ATLANTA - Sadly, Condoleezza Rice's parents did not live to see their only child's greatest accomplishment. She is about to become secretary of state, the first black woman to hold the highest post in the Cabinet.
Ms. Rice's parents were single-minded in grooming her for extraordinary success despite the circumstances of her birth. A daughter of the segregated South and childhood friend of Denise McNair, one of the four girls killed in the 1963 bombing of a black church in Birmingham, Ala., Ms. Rice would have seemed back then an unlikely candidate for such high office.
Her tenure should be judged on whether she manages to steer President Bush's foreign policy away from its dangerous imperialist tendencies.
In her confirmation hearings, Ms. Rice proclaimed a sincere interest in restoring the traditional alliances that Mr. Bush and his team (including her) went about ripping to shreds during their first four years. Contemptuous of France and Germany, patronizing even toward Britain, our ally, the Bush administration invaded Iraq with the disapproval of most of the world and then had the gall to try to talk France and Germany into sinking their troops into the quagmire. That didn't go very well.
It's no surprise that Ms. Rice now claims she wants to mend fences. That's what her confirmation audience wanted to hear. After all, it has become only too clear that the United States needs all the help it can get - not necessarily to stabilize Iraq (it's probably too late for that) but to deal with Iran and North Korea. There's also the real war on terror, which revolves around the still-at-large Osama bin Laden and al-Qaida, which has cells spread across the globe.
But Ms. Rice would have to run hard to rein in the president's worst instincts. First, she'd have to do an about-face. As national security adviser, she was one of the White House hawks - cheerleader for a pre-emptive war based on false premises, egregious misconceptions and naive assumptions. And nothing in her confirmation hearings suggested that she was prepared to acknowledge those colossal missteps.
If she is - like the president himself - suffering from the grand delusion that the invasion of Iraq was completely justified and perfectly planned, her tenure will be disastrous. Many who share the president's skewed reality are now insisting that the United States should continue its quixotic quest to implant Jeffersonian democracy by invading Iran and Syria. If Ms. Rice also inhabits that reality, the next four years will see a U.S. foreign policy run amok.
But maybe, just maybe, Ms. Rice is firmly grounded in reality. Perhaps, in her tenure as national security adviser, she was simply not in a strong enough position to stare down Defense Secretary Donald H. Rumsfeld or Vice President Dick Cheney - White House insiders, foreign-policy veterans and masters at the fine art of browbeating and back-stabbing. Maybe Ms. Rice knew better than to believe in their imperialist ambitions but didn't have the power to quash them.

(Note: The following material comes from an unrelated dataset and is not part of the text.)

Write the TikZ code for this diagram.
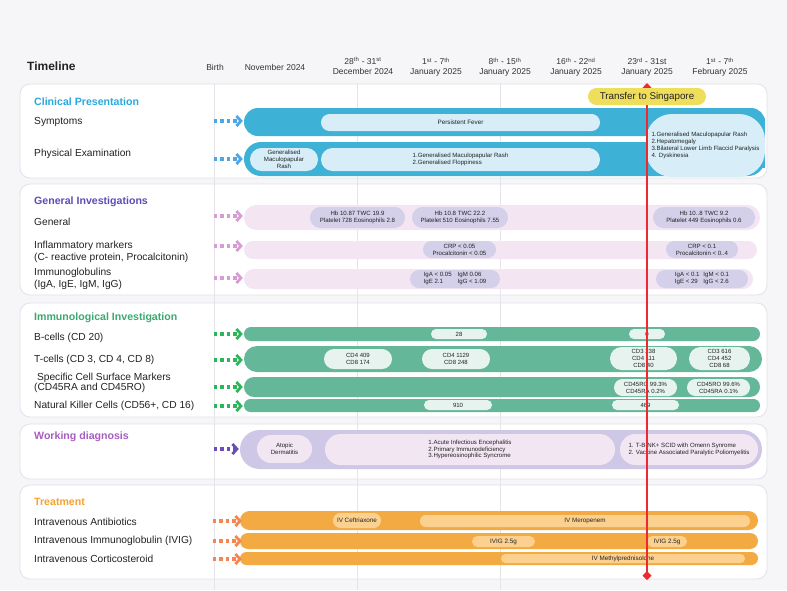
\documentclass[tikz,border=0pt]{standalone}
\usepackage{fontspec}
\setmainfont{Liberation Sans}
\usetikzlibrary{arrows.meta}
\definecolor{bgc}{HTML}{F6F6F8}
\definecolor{panelln}{HTML}{E2E2E7}
\definecolor{gridln}{HTML}{E4E4E9}
\definecolor{txt}{HTML}{222222}
\definecolor{hdrtxt}{HTML}{333333}
\definecolor{cttl}{HTML}{2AA9DD}
\definecolor{cbar}{HTML}{3DB1D6}
\definecolor{clight}{HTML}{D7EEF8}
\definecolor{carr}{HTML}{4DA6E6}
\definecolor{gttl}{HTML}{5B4DB7}
\definecolor{gbar}{HTML}{F3E5F2}
\definecolor{glight}{HTML}{D4D0EA}
\definecolor{garr}{HTML}{D89BD6}
\definecolor{ittl}{HTML}{3BAA6E}
\definecolor{ibar}{HTML}{64B899}
\definecolor{ilight}{HTML}{E7F3EF}
\definecolor{iarr}{HTML}{2DB55A}
\definecolor{wttl}{HTML}{A65EBF}
\definecolor{wbar}{HTML}{CEC8E6}
\definecolor{wlight}{HTML}{F2E6F2}
\definecolor{warr}{HTML}{6B4DB6}
\definecolor{tttl}{HTML}{F6A233}
\definecolor{tbar}{HTML}{F3AA43}
\definecolor{tlight}{HTML}{FCD190}
\definecolor{tarr}{HTML}{F6854F}
\definecolor{redl}{HTML}{EC2A30}
\definecolor{yel}{HTML}{EFDD5C}
\newcommand\rbx[7]{%
  \pgfmathsetmacro\rbw{#4-#2}%
  \pgfmathsetmacro\rbh{#5-#3}%
  \pgfmathsetmacro\rbxc{(#2+#4)/2}%
  \pgfmathsetmacro\rbyc{(#3+#5)/2}%
  \pgfmathsetmacro\rbr{\rbh/2-0.05}%
  \node[rectangle, inner sep=0pt, minimum width=\rbw pt, minimum height=\rbh pt,
        rounded corners=\rbr pt, #6] (#1) at (\rbxc,\rbyc) {#7};}
\begin{document}
\begin{tikzpicture}[x=1pt,y=-1pt,
  panel/.style={fill=white, draw=panelln, line width=0.8pt, rounded corners=10pt},
  lbl/.style={anchor=west, inner sep=0pt, font=\fontsize{10.2}{11.6}\selectfont, text=txt, align=left},
  ttl/.style={anchor=west, inner sep=0pt, font=\bfseries\fontsize{10.6}{12}\selectfont},
  hdr/.style={inner sep=0pt, font=\fontsize{8.5}{9.6}\selectfont, align=center, text=hdrtxt},
  tiny/.style={font=\fontsize{6.1}{6.8}\selectfont, text=txt, align=center},
  tinyi/.style={font=\fontsize{6}{7}\selectfont, text=txt, align=center},
  tinyt/.style={font=\fontsize{6.3}{7}\selectfont, text=txt, align=center},
  dotarrow/.style={line width=3.4pt, dash pattern=on 3.4pt off 3pt,
     -{Straight Barb[length=4.5pt,width=10pt,line width=2.8pt]}, shorten >=1pt}
]
\useasboundingbox (0,0) rectangle (787,590);
\fill[bgc] (0,0) rectangle (787,590);

% header
\node[anchor=west, inner sep=0pt, font=\bfseries\fontsize{12}{14}\selectfont, text=txt] (tl) at (27,66) {Timeline};
\node[hdr] (h0) at (215,67) {Birth};
\node[hdr] (h1) at (275,67) {November 2024};
\node[hdr] (h2) at (363,66) {28\textsuperscript{th} - 31\textsuperscript{st}\\December 2024};
\node[hdr] (h3) at (436,67) {1\textsuperscript{st} - 7\textsuperscript{th}\\January 2025};
\node[hdr] (h4) at (505,67) {8\textsuperscript{th} - 15\textsuperscript{th}\\January 2025};
\node[hdr] (h5) at (576,67) {16\textsuperscript{th} - 22\textsuperscript{nd}\\January 2025};
\node[hdr] (h6) at (647,67) {23\textsuperscript{rd} - 31st\\January 2025};
\node[hdr] (h7) at (720,67) {1\textsuperscript{st} - 7\textsuperscript{th}\\February 2025};

% panels
\rbx{p1}{20}{84}{767}{178}{panel}{}
\rbx{p2}{20}{184}{767}{295}{panel}{}
\rbx{p3}{20}{303}{767}{417}{panel}{}
\rbx{p4}{20}{424}{767}{479}{panel}{}
\rbx{p5}{20}{485}{767}{579}{panel}{}

% grid lines
\foreach \gx in {214,357,500} \draw[gridln, line width=0.8pt] (\gx,84) -- (\gx,590);

% labels
\node[ttl, text=cttl] (tclin) at (34,102) {Clinical Presentation};
\node[lbl] (lsymp) at (34,122) {Symptoms};
\node[lbl] (lphys) at (34,154) {Physical Examination};
\node[ttl, text=gttl] (tgen) at (34,202) {General Investigations};
\node[lbl] (lgen) at (34,222) {General};
\node[lbl] (linf) at (34,252) {Inflammatory markers\\(C- reactive protein, Procalcitonin)};
\node[lbl] (limm) at (34,279) {Immunoglobulins\\(IgA, IgE, IgM, IgG)};
\node[ttl, text=ittl] (timm) at (34,318) {Immunological Investigation};
\node[lbl] (lb) at (34,338) {B-cells (CD 20)};
\node[lbl] (lt) at (34,360) {T-cells (CD 3, CD 4, CD 8)};
\node[lbl, font=\fontsize{10.2}{10.7}\selectfont] (ls) at (34,383) {\ Specific Cell Surface Markers\\(CD45RA and CD45RO)};
\node[lbl] (ln) at (34,406) {Natural Killer Cells (CD56+, CD 16)};
\node[ttl, text=wttl] (twd) at (34,437) {Working diagnosis};
\node[ttl, text=tttl] (ttr) at (34,502) {Treatment};
\node[lbl] (lab) at (34,522) {Intravenous Antibiotics};
\node[lbl] (liv) at (34,541) {Intravenous Immunoglobulin (IVIG)};
\node[lbl] (lcs) at (34,559) {Intravenous Corticosteroid};

% clinical presentation
\rbx{symp}{244}{108}{765}{136}{fill=cbar}{}
\rbx{phys}{244}{142}{765}{176}{fill=cbar}{}
\fill[cbar] (700,118) rectangle (765,168);
\rbx{fever}{321}{114}{600}{131}{fill=clight, tiny, font=\fontsize{6.3}{7}\selectfont}{Persistent Fever}
\rbx{pe1}{250}{148}{318}{171}{fill=clight, tiny}{Generalised\\Maculopapular\\Rash}
\rbx{pe2}{321}{148}{600}{171}{fill=clight, tiny, align=left}{1.Generalised Maculopapular Rash\\2.Generalised Floppiness}
\rbx{pe3}{646}{114}{765}{177}{fill=clight, tiny, align=left, rounded corners=26pt}{1.Generalised Maculopapular Rash\\2.Hepatomegaly\\3.Bilateral Lower Limb Flaccid Paralysis\\4. Dyskinesia}

% general investigations
\rbx{gen}{244}{205}{760}{230}{fill=gbar}{}
\rbx{g1}{310}{207}{405}{228}{fill=glight, tiny}{Hb 10.87 TWC 19.9\\Platelet 728 Eosinophils 2.8}
\rbx{g2}{412}{207}{508}{228}{fill=glight, tiny}{Hb 10.8 TWC 22.2\\Platelet 510 Eosinophils 7.55}
\rbx{g3}{653}{207}{755}{228}{fill=glight, tiny}{Hb 10..8 TWC 9.2\\Platelet 449 Eosinophils 0.6}
\rbx{inf}{244}{241}{757}{259}{fill=gbar}{}
\rbx{i1}{423}{241}{496}{258}{fill=glight, tiny}{CRP < 0.05\\Procalcitonin < 0.05}
\rbx{i2}{666}{241}{738}{258}{fill=glight, tiny}{CRP < 0.1\\Procalcitonin < 0..4}
\rbx{igb}{244}{269}{753}{289}{fill=gbar}{}
\rbx{ig1}{410}{270}{500}{288}{fill=glight, tiny}{\begin{tabular}{@{}l@{\hspace{6pt}}l@{}}IgA < 0.05 & IgM 0.06\\IgE 2.1 & IgG < 1.09\end{tabular}}
\rbx{ig2}{656}{270}{748}{288}{fill=glight, tiny}{\begin{tabular}{@{}l@{\hspace{4pt}}l@{}}IgA < 0.1 & IgM < 0.1\\IgE < 29 & IgG < 2.6\end{tabular}}

% immunological investigation
\rbx{bc}{244}{327}{760}{341}{fill=ibar}{}
\rbx{b1}{431}{329}{487}{339}{fill=ilight, tinyi}{28}
\rbx{b2}{629}{329}{665}{339}{fill=ilight, tinyi}{0}
\rbx{tc}{244}{346}{762}{372}{fill=ibar}{}
\rbx{t1}{324}{349}{392}{369}{fill=ilight, tinyi}{CD4 409\\CD8 174}
\rbx{t2}{422}{349}{490}{369}{fill=ilight, tinyi}{CD4 1129\\CD8 248}
\rbx{t3}{610}{347}{677}{370}{fill=ilight, tinyi}{CD3 238\\CD4 111\\CD8 40}
\rbx{t4}{689}{347}{750}{370}{fill=ilight, tinyi}{CD3 616\\CD4 452\\CD8 68}
\rbx{sc}{244}{377}{760}{397}{fill=ibar}{}
\rbx{s1}{614}{379}{677}{396}{fill=ilight, tinyi}{CD45RO 99.3\%\\CD45RA 0.2\%}
\rbx{s2}{687}{379}{750}{396}{fill=ilight, tinyi}{CD45RO 99.6\%\\CD45RA 0.1\%}
\rbx{nk}{244}{399}{760}{412}{fill=ibar}{}
\rbx{n1}{424}{400}{492}{410}{fill=ilight, tinyi}{910}
\rbx{n2}{612}{400}{679}{410}{fill=ilight, tinyi}{469}

% working diagnosis
\rbx{wd}{240}{430}{762}{469}{fill=wbar}{}
\rbx{wd1}{257}{435}{312}{463}{fill=wlight, tiny}{Atopic\\Dermatitis}
\rbx{wd2}{325}{434}{615}{465}{fill=wlight, tiny, align=left}{1.Acute Infectious Encephalitis\\2.Primary Immunodeficiency\\3.Hypereosinophilic Syncrome}
\rbx{wd3}{620}{434}{758}{465}{fill=wlight, tiny, align=left}{1. T-B-NK+ SCID with Omenn Synrome\\2. Vaccine Associated Paralytic Poliomyelitis}

% treatment
\rbx{ab}{240}{511}{758}{530}{fill=tbar}{}
\rbx{ab1}{333}{513}{381}{528}{fill=tlight, tinyt}{IV Ceftriaxone}
\rbx{ab2}{420}{515}{750}{527}{fill=tlight, tinyt}{IV Meropenem}
\rbx{iv}{240}{533}{758}{549}{fill=tbar}{}
\rbx{iv1}{472}{536}{535}{547}{fill=tlight, tinyt}{IVIG 2.5g}
\rbx{iv2}{647}{536}{687}{547}{fill=tlight, tinyt}{IVIG 2.5g}
\rbx{cs}{240}{552}{758}{565}{fill=tbar}{}
\rbx{cs1}{501}{554}{745}{563}{fill=tlight, tinyt}{IV Methylprednisolone}

% arrows
\coordinate (a1) at (214,121);  \draw[dotarrow, carr] (a1) -- (a1 -| symp.west);
\coordinate (a2) at (214,159);  \draw[dotarrow, carr] (a2) -- (a2 -| phys.west);
\coordinate (a3) at (214,216);  \draw[dotarrow, garr] (a3) -- (a3 -| gen.west);
\coordinate (a4) at (214,246);  \draw[dotarrow, garr] (a4) -- (a4 -| inf.west);
\coordinate (a5) at (214,278);  \draw[dotarrow, garr] (a5) -- (a5 -| igb.west);
\coordinate (a6) at (214,334);  \draw[dotarrow, iarr] (a6) -- (a6 -| bc.west);
\coordinate (a7) at (214,360);  \draw[dotarrow, iarr] (a7) -- (a7 -| tc.west);
\coordinate (a8) at (214,387);  \draw[dotarrow, iarr] (a8) -- (a8 -| sc.west);
\coordinate (a9) at (214,406);  \draw[dotarrow, iarr] (a9) -- (a9 -| nk.west);
\coordinate (a10) at (214,449); \draw[dotarrow, warr] (a10) -- (a10 -| wd.west);
\coordinate (a11) at (213,521); \draw[dotarrow, tarr, shorten >=-2pt] (a11) -- (a11 -| ab.west);
\coordinate (a12) at (213,541); \draw[dotarrow, tarr, shorten >=-2pt] (a12) -- (a12 -| iv.west);
\coordinate (a13) at (213,559); \draw[dotarrow, tarr, shorten >=-2pt] (a13) -- (a13 -| cs.west);

% transfer line
\coordinate (rtop) at (647,83);
\coordinate (rbot) at (647,580);
\draw[redl, line width=2.4pt, {Triangle[length=5pt,width=9pt]}-{Diamond[length=9pt,width=9pt]}] (rtop) -- (rbot);
\rbx{transfer}{588}{88}{706}{105}{fill=yel, font=\fontsize{9.8}{11}\selectfont, text=txt}{Transfer to Singapore}
\end{tikzpicture}
\end{document}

She will need to find that power, that backbone, now. She starts with an advantage that her predecessor, Colin L. Powell, never had: She has the president's profound trust. As one of his closest friends, she spends more time with him than any other member of his Cabinet. She should use it to steer him toward a pragmatic foreign policy that respects allies, values diplomacy and understands compromise.
If she accomplishes that, she will have done much more than become the first black woman to serve as secretary of state. She will have done her nation a great service, moderating a foreign policy that has made the world more dangerous.
Cynthia Tucker is editorial page editor for The Atlanta Journal-Constitution. Her column appears Mondays in The Sun.